A new study published in Science by Brosi and Biber compares species listed under the US Endangered Species Act (ESA) in response to citizen petitions versus initiatives from within the agencies (FWS and NMFS). The authors asked whether citizen involvement, as some claim, diverts scarce conservation resources to species which are at lower risk than those identified by the agencies. The authors found, on the contrary, that species listed in response to citizen petitions were at least as threatened as those proposed by the agencies. These findings support the wisdom of the drafters of the ESA, who included the ability of citizens to petition for species’ listing to help ensure that species are not overlooked in the listing process due to political concerns or other reasons.
As the New York Times notes, “These impressive statistical results also help restate — and re-ratify — the reason the authors of the Endangered Species Act included the public in the first place. There are a lot more of us than there are Fish and Wildlife Service scientists.
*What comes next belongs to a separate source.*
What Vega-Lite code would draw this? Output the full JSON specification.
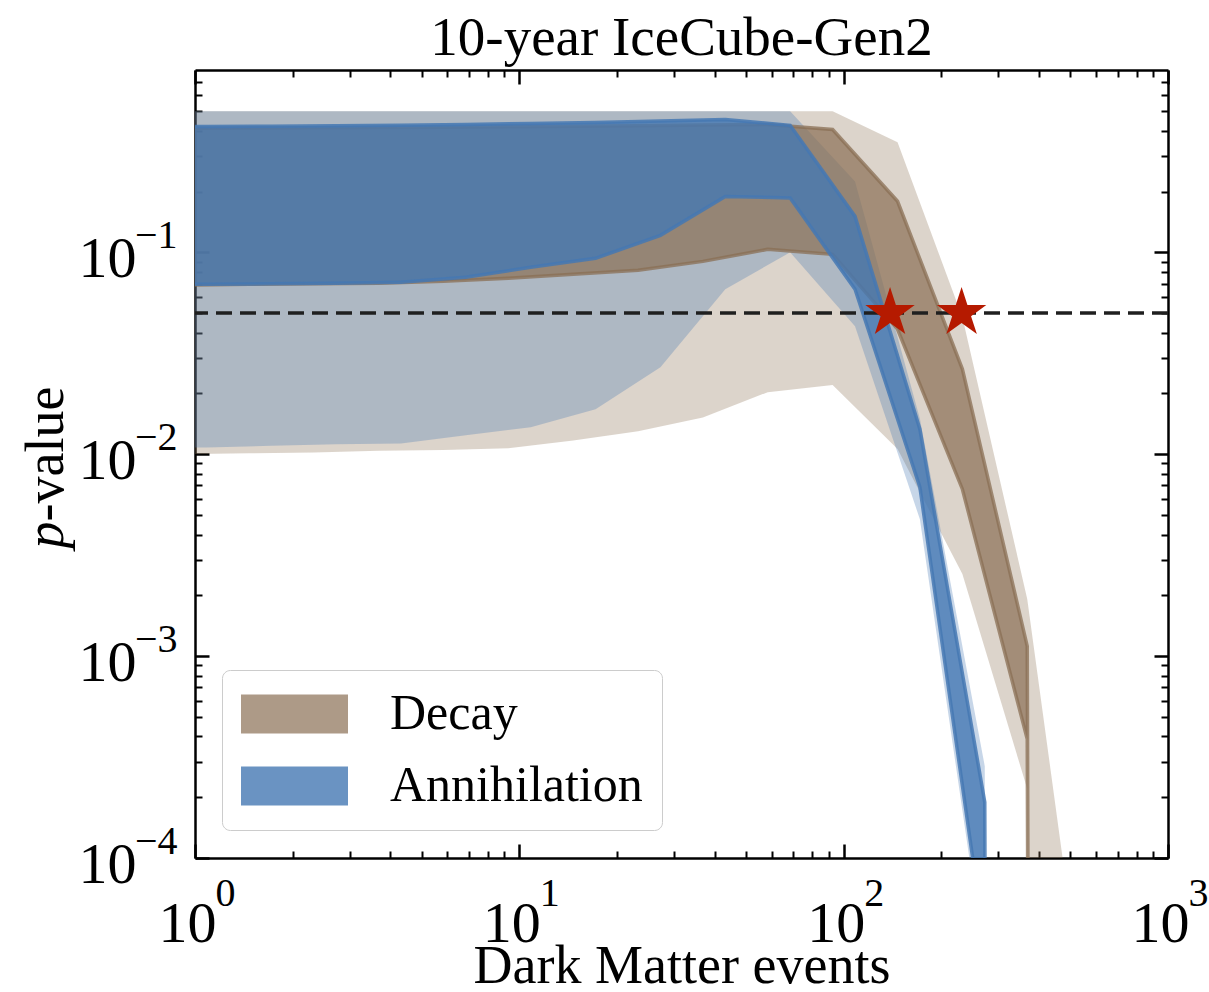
{
  "$schema": "https://vega.github.io/schema/vega-lite/v6.json",
  "width": 973,
  "height": 788,
  "autosize": {"type": "none"},
  "padding": {"left": 195, "top": 70, "right": 41, "bottom": 134},
  "background": "white",
  "config": {
    "view": {"stroke": null},
    "font": "Liberation Serif",
    "axis": {"grid": false, "labelFlush": false, "labelOverlap": false, "labelColor": "black", "titleColor": "black", "tickColor": "black", "domainColor": "black", "labelFont": "Liberation Serif", "titleFont": "Liberation Serif", "titleFontWeight": "normal", "zindex": 1}
  },
  "title": {"text": "10-year IceCube-Gen2", "font": "Liberation Serif", "fontSize": 55, "fontWeight": "normal", "color": "black", "anchor": "middle", "frame": "group", "baseline": "alphabetic", "offset": 13, "dy": 54},
  "datasets": {
    "decay": [
      {"x": 0.925, "olo": 0.01, "ohi": 0.5, "ilo": 0.0688, "ihi": 0.412},
      {"x": 1.466, "olo": 0.0101, "ohi": 0.5, "ilo": 0.0695, "ihi": 0.413},
      {"x": 2.323, "olo": 0.0102, "ohi": 0.5, "ilo": 0.0698, "ihi": 0.414},
      {"x": 3.681, "olo": 0.0104, "ohi": 0.5, "ilo": 0.0702, "ihi": 0.415},
      {"x": 5.834, "olo": 0.0105, "ohi": 0.5, "ilo": 0.0719, "ihi": 0.417},
      {"x": 9.247, "olo": 0.0107, "ohi": 0.5, "ilo": 0.0743, "ihi": 0.419},
      {"x": 14.66, "olo": 0.0117, "ohi": 0.5, "ilo": 0.0778, "ihi": 0.421},
      {"x": 23.23, "olo": 0.013, "ohi": 0.5, "ilo": 0.0815, "ihi": 0.424},
      {"x": 36.81, "olo": 0.0152, "ohi": 0.5, "ilo": 0.0902, "ihi": 0.427},
      {"x": 58.34, "olo": 0.0203, "ohi": 0.5, "ilo": 0.1035, "ihi": 0.43},
      {"x": 92.47, "olo": 0.022, "ohi": 0.5, "ilo": 0.0977, "ihi": 0.406},
      {"x": 146.6, "olo": 0.0106, "ohi": 0.351, "ilo": 0.0416, "ihi": 0.179},
      {"x": 232.3, "olo": 0.00255, "ohi": 0.0477, "ilo": 0.00671, "ihi": 0.0264},
      {"x": 368.1, "olo": 0.00022, "ohi": 0.00192, "ilo": 0.000388, "ihi": 0.00112},
      {"x": 583.4, "olo": 1e-100, "ohi": 0.0000085, "ilo": 1e-100, "ihi": 1e-100}
    ],
    "ann": [
      {"x": 0.684, "olo": 0.0108, "ohi": 0.5, "ilo": 0.0695, "ihi": 0.42},
      {"x": 1.084, "olo": 0.0108, "ohi": 0.5, "ilo": 0.0695, "ihi": 0.42},
      {"x": 1.718, "olo": 0.011, "ohi": 0.5, "ilo": 0.0698, "ihi": 0.421},
      {"x": 2.723, "olo": 0.0112, "ohi": 0.5, "ilo": 0.0702, "ihi": 0.423},
      {"x": 4.315, "olo": 0.0113, "ohi": 0.5, "ilo": 0.071, "ihi": 0.426},
      {"x": 6.839, "olo": 0.0124, "ohi": 0.5, "ilo": 0.0752, "ihi": 0.43},
      {"x": 10.84, "olo": 0.0136, "ohi": 0.5, "ilo": 0.0843, "ihi": 0.435},
      {"x": 17.18, "olo": 0.0167, "ohi": 0.5, "ilo": 0.0934, "ihi": 0.44},
      {"x": 27.23, "olo": 0.027, "ohi": 0.5, "ilo": 0.1214, "ihi": 0.447},
      {"x": 43.15, "olo": 0.0656, "ohi": 0.5, "ilo": 0.189, "ihi": 0.455},
      {"x": 68.39, "olo": 0.1, "ohi": 0.5, "ilo": 0.186, "ihi": 0.4255},
      {"x": 108.4, "olo": 0.043, "ohi": 0.2246, "ilo": 0.0656, "ihi": 0.1507},
      {"x": 171.8, "olo": 0.00476, "ohi": 0.015, "ilo": 0.00687, "ihi": 0.0133},
      {"x": 272.3, "olo": 0.00003, "ohi": 0.000285, "ilo": 0.000038, "ihi": 0.000189},
      {"x": 431.5, "olo": 1e-100, "ohi": 1e-100, "ilo": 1e-100, "ihi": 1e-100}
    ],
    "stars": [
      {"x": 139, "p": 0.05},
      {"x": 231, "p": 0.05}
    ],
    "threshold": [
      {"p": 0.05}
    ],
    "kinds": [
      {"kind": "Decay"},
      {"kind": "Annihilation"}
    ]
  },
  "resolve": {"axis": {"x": "independent", "y": "independent"}},
  "layer": [
    {
      "data": {"name": "decay"},
      "mark": {"type": "area", "clip": true, "color": "#8a6f54", "opacity": 0.3},
      "encoding": {
        "x": {"field": "x", "type": "quantitative", "scale": {"type": "log", "domain": [1, 1000], "nice": false},
          "axis": {"orient": "bottom", "values": [1, 10, 100, 1000], "labelExpr": "'10'", "tickSize": -14, "tickWidth": 2.5, "domain": true, "domainWidth": 2.5, "labelFontSize": 58, "labelBaseline": "alphabetic", "labelPadding": 97, "labelOffset": -8, "labelAlign": "center", "title": "Dark Matter events", "titleFontSize": 54, "titleX": 486.5, "titleY": 124, "titleBaseline": "alphabetic", "titleAlign": "center", "titleAngle": 0}},
        "y": {"field": "olo", "type": "quantitative", "scale": {"type": "log", "domain": [0.0001, 0.8], "nice": false},
          "axis": {"orient": "left", "values": [0.0001, 0.001, 0.01, 0.1], "labelExpr": "'10'", "tickSize": -14, "tickWidth": 2.5, "domain": true, "domainWidth": 2.5, "labelFontSize": 58, "labelAlign": "right", "labelBaseline": "alphabetic", "labelOffset": 24, "labelPadding": 73, "title": "p", "titleFontStyle": "italic", "titleFontSize": 54, "titleAngle": -90, "titleX": -133, "titleY": 478, "titleAlign": "left", "titleBaseline": "alphabetic"}},
        "y2": {"field": "ohi"}
      }
    },
    {
      "data": {"name": "ann"},
      "mark": {"type": "area", "clip": true, "color": "#4578b3", "opacity": 0.3},
      "encoding": {
        "x": {"field": "x", "type": "quantitative", "scale": {"type": "log", "domain": [1, 1000], "nice": false},
          "axis": {"orient": "bottom", "values": [1, 10, 100, 1000], "labelExpr": "toString(round(log(datum.value)/LN10))", "ticks": false, "domain": false, "labelFontSize": 40, "labelBaseline": "alphabetic", "labelPadding": 47, "labelOffset": 30, "labelAlign": "center", "title": null}},
        "y": {"field": "olo", "type": "quantitative", "scale": {"type": "log", "domain": [0.0001, 0.8], "nice": false},
          "axis": {"orient": "left", "values": [0.0001, 0.001, 0.01, 0.1], "labelExpr": "'\u2212' + toString(round(-log(datum.value)/LN10))", "ticks": false, "domain": false, "labelFontSize": 40, "labelAlign": "right", "labelBaseline": "alphabetic", "labelOffset": -5, "labelPadding": 18, "title": "-value", "titleFontSize": 54, "titleAngle": -90, "titleX": -133, "titleY": 451, "titleAlign": "left", "titleBaseline": "alphabetic"}},
        "y2": {"field": "ohi"}
      }
    },
    {
      "data": {"name": "decay"},
      "mark": {"type": "area", "clip": true, "fill": "#8a6f54", "fillOpacity": 0.7, "stroke": "#8a6f54", "strokeOpacity": 0.75, "strokeWidth": 3.5},
      "encoding": {
        "x": {"field": "x", "type": "quantitative", "scale": {"type": "log", "domain": [1, 1000], "nice": false},
          "axis": {"orient": "bottom", "values": [2, 3, 4, 5, 6, 7, 8, 9, 20, 30, 40, 50, 60, 70, 80, 90, 200, 300, 400, 500, 600, 700, 800, 900], "labels": false, "tickSize": -7, "tickWidth": 2, "domain": false, "title": null}},
        "y": {"field": "ilo", "type": "quantitative", "scale": {"type": "log", "domain": [0.0001, 0.8], "nice": false},
          "axis": {"orient": "left", "values": [0.0002, 0.0003, 0.0004, 0.0005, 0.0006, 0.0007, 0.0008, 0.0009, 0.002, 0.003, 0.004, 0.005, 0.006, 0.007, 0.008, 0.009, 0.02, 0.03, 0.04, 0.05, 0.06, 0.07, 0.08, 0.09, 0.2, 0.3, 0.4, 0.5, 0.6, 0.7], "labels": false, "tickSize": -7, "tickWidth": 2, "domain": false, "title": null}},
        "y2": {"field": "ihi"}
      }
    },
    {
      "data": {"name": "ann"},
      "mark": {"type": "area", "clip": true, "fill": "#4578b3", "fillOpacity": 0.8, "stroke": "#4578b3", "strokeOpacity": 0.85, "strokeWidth": 3.5},
      "encoding": {
        "x": {"field": "x", "type": "quantitative", "scale": {"type": "log", "domain": [1, 1000], "nice": false},
          "axis": {"orient": "top", "values": [1, 10, 100, 1000], "labels": false, "tickSize": -14, "tickWidth": 2.5, "domain": true, "domainWidth": 2.5, "title": null}},
        "y": {"field": "ilo", "type": "quantitative", "scale": {"type": "log", "domain": [0.0001, 0.8], "nice": false},
          "axis": {"orient": "right", "values": [0.0001, 0.001, 0.01, 0.1], "labels": false, "tickSize": -14, "tickWidth": 2.5, "domain": true, "domainWidth": 2.5, "title": null}},
        "y2": {"field": "ihi"}
      }
    },
    {
      "data": {"name": "threshold"},
      "mark": {"type": "rule", "strokeDash": [16, 8], "strokeWidth": 3.5, "color": "#1f1f1f"},
      "encoding": {
        "y": {"field": "p", "type": "quantitative", "scale": {"type": "log", "domain": [0.0001, 0.8], "nice": false},
          "axis": {"orient": "right", "values": [0.0002, 0.0003, 0.0004, 0.0005, 0.0006, 0.0007, 0.0008, 0.0009, 0.002, 0.003, 0.004, 0.005, 0.006, 0.007, 0.008, 0.009, 0.02, 0.03, 0.04, 0.05, 0.06, 0.07, 0.08, 0.09, 0.2, 0.3, 0.4, 0.5, 0.6, 0.7], "labels": false, "tickSize": -7, "tickWidth": 2, "domain": false, "title": null}}
      }
    },
    {
      "data": {"name": "stars"},
      "mark": {"type": "point", "shape": "M0,-1L0.2245,-0.309L0.9511,-0.309L0.3633,0.118L0.5878,0.809L0,0.382L-0.5878,0.809L-0.3633,0.118L-0.9511,-0.309L-0.2245,-0.309Z", "filled": true, "size": 2700, "color": "#b51a00", "opacity": 1, "strokeWidth": 0},
      "encoding": {
        "x": {"field": "x", "type": "quantitative", "scale": {"type": "log", "domain": [1, 1000], "nice": false},
          "axis": {"orient": "top", "values": [2, 3, 4, 5, 6, 7, 8, 9, 20, 30, 40, 50, 60, 70, 80, 90, 200, 300, 400, 500, 600, 700, 800, 900], "labels": false, "tickSize": -7, "tickWidth": 2, "domain": false, "title": null}},
        "y": {"field": "p", "type": "quantitative", "scale": {"type": "log", "domain": [0.0001, 0.8], "nice": false}, "axis": null}
      }
    },
    {
      "data": {"name": "kinds"},
      "mark": {"type": "point", "filled": true, "opacity": 0},
      "encoding": {
        "color": {"field": "kind", "type": "nominal", "scale": {"domain": ["Decay", "Annihilation"], "range": ["#ad9a87", "#6a93c2"]},
          "legend": {"orient": "none", "legendX": 27, "legendY": 600, "title": null, "symbolType": "M-1.25,-0.975H4.1V0.975H-1.25Z", "symbolSize": 1600, "symbolStrokeWidth": 0, "symbolOpacity": 1, "labelFont": "Liberation Serif", "labelFontSize": 50, "labelBaseline": "middle", "labelOffset": 99, "rowPadding": 22, "padding": 19, "fillColor": "white", "strokeColor": "#cccccc", "cornerRadius": 8, "labelColor": "black", "labelLimit": 500}}
      }
    }
  ]
}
And the petitioning public isn’t merely an amorphous cross section of Americans. It includes scientists, local specialists, committed conservationists and passionate defenders of nature, who, in many cases, can keep a closer eye on the ground than the Fish and Wildlife Service.”
Science Daily also noted “The public brings diffuse and specialized expertise to the table, from devoted nature enthusiasts to scientists who have spent their whole careers studying one particular animal, insect or plant. Public involvement can also help counter the political pressure inherent in large development projects. The FWS, however, is unlikely to approve the listing of a species that is not truly threatened or endangered, so some petitions are filtered out. “You could compare it to the trend of crowdsourcing that the Internet has spawned,” Brosi says. “It’s sort of like crowdsourcing what species need to be protected.”